Plotting code records
━━━━
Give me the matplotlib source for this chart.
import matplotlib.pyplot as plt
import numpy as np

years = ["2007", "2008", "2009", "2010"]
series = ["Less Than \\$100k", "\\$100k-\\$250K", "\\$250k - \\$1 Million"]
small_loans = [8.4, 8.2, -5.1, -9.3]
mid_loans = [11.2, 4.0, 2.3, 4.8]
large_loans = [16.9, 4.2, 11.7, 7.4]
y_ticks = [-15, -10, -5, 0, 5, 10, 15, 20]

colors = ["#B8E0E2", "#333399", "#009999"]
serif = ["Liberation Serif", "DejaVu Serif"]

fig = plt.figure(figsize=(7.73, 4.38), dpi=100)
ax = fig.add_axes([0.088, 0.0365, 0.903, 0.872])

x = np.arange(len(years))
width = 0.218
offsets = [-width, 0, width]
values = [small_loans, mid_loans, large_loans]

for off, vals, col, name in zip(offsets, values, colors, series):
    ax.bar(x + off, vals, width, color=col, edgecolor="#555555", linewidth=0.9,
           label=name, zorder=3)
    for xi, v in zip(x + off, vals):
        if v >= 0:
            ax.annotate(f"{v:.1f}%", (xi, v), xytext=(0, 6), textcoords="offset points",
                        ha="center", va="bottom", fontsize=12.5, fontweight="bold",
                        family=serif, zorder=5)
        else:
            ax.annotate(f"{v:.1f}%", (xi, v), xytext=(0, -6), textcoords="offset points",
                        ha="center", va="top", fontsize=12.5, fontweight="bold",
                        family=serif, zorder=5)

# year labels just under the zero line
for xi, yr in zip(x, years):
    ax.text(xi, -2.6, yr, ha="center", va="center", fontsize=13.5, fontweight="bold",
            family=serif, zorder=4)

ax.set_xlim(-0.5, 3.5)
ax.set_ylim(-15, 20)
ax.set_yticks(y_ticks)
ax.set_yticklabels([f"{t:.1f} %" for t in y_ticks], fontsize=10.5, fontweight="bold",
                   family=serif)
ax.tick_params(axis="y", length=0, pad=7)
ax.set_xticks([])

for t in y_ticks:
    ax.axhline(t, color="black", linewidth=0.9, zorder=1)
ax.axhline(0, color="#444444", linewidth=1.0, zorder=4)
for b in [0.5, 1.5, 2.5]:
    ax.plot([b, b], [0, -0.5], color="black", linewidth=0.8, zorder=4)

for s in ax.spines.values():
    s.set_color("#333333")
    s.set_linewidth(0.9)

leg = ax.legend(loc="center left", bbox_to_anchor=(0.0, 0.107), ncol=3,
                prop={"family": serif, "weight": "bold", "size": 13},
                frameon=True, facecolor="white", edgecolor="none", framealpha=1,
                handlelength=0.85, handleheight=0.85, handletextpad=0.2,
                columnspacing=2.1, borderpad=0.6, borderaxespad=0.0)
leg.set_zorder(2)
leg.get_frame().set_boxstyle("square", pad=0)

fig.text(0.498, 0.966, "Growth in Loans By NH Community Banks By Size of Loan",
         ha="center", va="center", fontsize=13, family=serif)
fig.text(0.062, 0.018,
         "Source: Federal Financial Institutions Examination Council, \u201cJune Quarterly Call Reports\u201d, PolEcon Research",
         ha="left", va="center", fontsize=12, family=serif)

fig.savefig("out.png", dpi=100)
━━━━
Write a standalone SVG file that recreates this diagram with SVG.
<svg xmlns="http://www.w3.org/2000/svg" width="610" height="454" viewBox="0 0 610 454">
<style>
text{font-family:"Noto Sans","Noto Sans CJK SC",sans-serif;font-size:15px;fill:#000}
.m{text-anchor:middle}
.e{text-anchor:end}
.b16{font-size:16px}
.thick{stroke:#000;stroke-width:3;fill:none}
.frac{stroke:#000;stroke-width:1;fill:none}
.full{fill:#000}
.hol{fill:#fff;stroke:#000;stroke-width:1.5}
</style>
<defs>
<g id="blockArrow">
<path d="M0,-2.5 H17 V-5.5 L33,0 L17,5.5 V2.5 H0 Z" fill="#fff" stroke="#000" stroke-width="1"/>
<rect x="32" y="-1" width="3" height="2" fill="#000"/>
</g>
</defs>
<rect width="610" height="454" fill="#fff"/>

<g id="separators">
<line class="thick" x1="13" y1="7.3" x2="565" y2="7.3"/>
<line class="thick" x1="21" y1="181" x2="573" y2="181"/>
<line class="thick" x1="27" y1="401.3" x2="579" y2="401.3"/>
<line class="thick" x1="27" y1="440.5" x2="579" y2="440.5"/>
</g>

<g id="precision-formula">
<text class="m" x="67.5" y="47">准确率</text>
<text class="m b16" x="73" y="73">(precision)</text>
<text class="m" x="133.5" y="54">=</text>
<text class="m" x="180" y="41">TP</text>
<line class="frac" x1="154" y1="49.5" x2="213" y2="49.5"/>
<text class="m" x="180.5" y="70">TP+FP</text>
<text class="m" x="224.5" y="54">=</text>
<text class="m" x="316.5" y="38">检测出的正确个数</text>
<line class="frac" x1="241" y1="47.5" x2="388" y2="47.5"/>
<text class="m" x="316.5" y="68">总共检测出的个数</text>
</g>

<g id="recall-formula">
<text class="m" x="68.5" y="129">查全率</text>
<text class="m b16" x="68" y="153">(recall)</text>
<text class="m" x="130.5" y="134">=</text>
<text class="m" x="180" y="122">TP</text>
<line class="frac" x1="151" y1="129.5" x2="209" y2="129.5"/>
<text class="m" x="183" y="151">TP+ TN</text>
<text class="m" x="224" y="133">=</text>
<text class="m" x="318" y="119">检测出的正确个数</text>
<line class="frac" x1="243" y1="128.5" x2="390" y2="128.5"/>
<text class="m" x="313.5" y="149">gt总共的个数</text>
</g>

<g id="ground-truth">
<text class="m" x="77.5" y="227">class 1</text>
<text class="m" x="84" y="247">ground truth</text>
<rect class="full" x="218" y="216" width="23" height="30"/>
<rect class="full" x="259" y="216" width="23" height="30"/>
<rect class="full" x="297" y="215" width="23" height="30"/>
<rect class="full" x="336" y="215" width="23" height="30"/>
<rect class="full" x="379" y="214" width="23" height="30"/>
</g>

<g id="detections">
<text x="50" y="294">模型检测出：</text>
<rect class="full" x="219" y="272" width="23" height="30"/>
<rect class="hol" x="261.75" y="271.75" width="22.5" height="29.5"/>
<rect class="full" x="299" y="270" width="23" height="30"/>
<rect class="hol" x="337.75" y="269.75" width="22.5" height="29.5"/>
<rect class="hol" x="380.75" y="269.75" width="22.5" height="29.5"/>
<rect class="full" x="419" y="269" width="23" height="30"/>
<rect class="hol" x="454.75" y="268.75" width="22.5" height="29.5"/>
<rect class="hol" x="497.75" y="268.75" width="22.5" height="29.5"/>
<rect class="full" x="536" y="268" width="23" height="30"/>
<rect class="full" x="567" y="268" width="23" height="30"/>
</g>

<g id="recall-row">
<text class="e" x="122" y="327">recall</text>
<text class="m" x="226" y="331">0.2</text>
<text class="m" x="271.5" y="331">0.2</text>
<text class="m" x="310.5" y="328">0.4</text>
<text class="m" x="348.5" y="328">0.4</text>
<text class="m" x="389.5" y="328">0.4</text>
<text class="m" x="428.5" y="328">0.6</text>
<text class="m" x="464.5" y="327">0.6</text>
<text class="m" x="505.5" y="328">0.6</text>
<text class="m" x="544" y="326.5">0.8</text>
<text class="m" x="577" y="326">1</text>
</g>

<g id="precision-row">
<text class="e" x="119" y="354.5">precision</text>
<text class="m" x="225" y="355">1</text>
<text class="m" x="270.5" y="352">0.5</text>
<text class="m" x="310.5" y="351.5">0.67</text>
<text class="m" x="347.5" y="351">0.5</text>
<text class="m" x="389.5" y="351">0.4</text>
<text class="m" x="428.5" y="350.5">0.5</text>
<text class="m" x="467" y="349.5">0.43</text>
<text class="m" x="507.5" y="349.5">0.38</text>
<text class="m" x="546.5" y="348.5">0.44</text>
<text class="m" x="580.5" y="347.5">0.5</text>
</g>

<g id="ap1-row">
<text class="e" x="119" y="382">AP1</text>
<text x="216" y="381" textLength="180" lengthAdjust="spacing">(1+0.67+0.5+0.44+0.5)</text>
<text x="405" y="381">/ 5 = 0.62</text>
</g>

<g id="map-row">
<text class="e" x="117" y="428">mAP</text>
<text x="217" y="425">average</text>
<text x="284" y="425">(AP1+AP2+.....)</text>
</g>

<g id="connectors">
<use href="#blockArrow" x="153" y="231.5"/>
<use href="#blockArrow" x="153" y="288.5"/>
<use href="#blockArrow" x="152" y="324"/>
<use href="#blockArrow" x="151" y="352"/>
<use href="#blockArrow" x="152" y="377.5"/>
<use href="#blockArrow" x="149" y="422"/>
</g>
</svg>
━━━━
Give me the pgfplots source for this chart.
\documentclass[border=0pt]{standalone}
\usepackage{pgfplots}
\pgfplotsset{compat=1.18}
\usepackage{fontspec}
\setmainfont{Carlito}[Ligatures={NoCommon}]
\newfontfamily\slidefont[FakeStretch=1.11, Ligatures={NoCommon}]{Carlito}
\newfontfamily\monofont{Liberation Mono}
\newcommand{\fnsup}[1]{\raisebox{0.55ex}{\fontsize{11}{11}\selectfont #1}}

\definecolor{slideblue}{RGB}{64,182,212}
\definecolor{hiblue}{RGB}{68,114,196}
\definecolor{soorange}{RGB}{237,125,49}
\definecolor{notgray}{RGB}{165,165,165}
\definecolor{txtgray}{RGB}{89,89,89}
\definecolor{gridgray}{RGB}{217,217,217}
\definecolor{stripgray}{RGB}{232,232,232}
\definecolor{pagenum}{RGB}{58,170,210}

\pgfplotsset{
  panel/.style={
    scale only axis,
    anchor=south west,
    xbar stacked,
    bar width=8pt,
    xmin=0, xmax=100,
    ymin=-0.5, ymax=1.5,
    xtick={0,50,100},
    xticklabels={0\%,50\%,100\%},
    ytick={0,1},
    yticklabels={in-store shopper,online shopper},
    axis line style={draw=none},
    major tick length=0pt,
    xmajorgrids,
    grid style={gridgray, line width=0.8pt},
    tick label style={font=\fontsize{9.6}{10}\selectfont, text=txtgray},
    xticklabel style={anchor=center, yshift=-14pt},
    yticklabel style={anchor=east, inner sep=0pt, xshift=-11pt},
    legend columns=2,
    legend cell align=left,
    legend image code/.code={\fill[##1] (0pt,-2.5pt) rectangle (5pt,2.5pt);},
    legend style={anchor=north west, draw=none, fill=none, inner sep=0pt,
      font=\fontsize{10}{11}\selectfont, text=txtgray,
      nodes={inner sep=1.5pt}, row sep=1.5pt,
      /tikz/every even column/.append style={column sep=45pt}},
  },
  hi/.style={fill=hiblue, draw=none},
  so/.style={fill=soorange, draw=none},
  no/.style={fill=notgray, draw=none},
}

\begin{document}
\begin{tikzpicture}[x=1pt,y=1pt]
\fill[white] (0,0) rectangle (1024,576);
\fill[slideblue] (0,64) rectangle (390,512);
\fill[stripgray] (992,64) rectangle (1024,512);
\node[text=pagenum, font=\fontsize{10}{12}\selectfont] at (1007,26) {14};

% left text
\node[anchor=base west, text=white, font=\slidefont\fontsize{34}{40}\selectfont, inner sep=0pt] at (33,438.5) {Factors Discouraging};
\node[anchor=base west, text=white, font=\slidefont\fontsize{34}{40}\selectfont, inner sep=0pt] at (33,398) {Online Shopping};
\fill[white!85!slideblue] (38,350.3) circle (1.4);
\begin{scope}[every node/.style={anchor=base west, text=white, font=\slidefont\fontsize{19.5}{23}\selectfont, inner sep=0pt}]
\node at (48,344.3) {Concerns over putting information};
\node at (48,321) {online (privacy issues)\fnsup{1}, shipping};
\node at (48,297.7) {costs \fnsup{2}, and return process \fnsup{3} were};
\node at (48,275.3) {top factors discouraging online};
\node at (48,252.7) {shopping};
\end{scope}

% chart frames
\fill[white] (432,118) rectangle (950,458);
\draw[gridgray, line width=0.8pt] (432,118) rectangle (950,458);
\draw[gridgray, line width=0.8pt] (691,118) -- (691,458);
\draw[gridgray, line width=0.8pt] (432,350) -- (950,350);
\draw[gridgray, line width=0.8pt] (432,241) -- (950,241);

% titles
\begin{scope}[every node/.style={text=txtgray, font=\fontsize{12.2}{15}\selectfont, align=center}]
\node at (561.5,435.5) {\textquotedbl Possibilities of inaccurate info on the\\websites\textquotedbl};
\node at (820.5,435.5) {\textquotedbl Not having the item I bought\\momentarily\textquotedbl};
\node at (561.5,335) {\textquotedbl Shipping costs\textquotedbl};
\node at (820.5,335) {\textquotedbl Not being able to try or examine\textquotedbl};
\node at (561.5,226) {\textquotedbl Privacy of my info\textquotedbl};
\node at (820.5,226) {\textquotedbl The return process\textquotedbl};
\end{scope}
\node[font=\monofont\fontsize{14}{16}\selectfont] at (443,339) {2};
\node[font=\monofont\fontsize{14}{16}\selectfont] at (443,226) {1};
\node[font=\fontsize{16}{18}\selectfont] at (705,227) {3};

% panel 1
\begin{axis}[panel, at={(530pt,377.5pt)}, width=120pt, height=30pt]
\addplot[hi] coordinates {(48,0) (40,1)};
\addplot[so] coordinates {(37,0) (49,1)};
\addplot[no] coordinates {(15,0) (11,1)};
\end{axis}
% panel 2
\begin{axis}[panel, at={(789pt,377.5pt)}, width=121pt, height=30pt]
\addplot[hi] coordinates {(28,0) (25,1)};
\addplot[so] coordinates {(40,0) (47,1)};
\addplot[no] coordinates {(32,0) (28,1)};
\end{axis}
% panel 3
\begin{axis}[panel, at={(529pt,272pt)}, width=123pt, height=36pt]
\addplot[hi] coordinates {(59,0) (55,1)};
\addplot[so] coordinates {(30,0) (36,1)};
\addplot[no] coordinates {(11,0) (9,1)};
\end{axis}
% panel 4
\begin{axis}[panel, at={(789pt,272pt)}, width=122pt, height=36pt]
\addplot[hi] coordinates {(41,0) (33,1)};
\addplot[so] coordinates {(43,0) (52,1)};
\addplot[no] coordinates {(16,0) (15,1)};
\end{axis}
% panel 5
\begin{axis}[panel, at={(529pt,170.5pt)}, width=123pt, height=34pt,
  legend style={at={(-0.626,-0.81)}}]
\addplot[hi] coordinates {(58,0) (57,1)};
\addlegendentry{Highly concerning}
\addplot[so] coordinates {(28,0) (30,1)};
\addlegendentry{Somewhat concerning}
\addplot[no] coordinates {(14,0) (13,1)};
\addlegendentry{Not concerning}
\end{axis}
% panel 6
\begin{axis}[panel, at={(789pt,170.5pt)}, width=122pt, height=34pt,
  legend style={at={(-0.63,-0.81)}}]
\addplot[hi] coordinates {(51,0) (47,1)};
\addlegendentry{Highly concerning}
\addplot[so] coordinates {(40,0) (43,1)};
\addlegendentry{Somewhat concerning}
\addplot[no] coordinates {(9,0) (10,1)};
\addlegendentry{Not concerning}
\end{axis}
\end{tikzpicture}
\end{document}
━━━━
Exactly the lines from the line with "Give me the matplotlib source for this chart." to the line with "y_ticks = [-15, -10, -5, 0, 5, 10, 15, 20]", both included, are to be extracted, and no others.

Give me the matplotlib source for this chart.
import matplotlib.pyplot as plt
import numpy as np

years = ["2007", "2008", "2009", "2010"]
series = ["Less Than \\$100k", "\\$100k-\\$250K", "\\$250k - \\$1 Million"]
small_loans = [8.4, 8.2, -5.1, -9.3]
mid_loans = [11.2, 4.0, 2.3, 4.8]
large_loans = [16.9, 4.2, 11.7, 7.4]
y_ticks = [-15, -10, -5, 0, 5, 10, 15, 20]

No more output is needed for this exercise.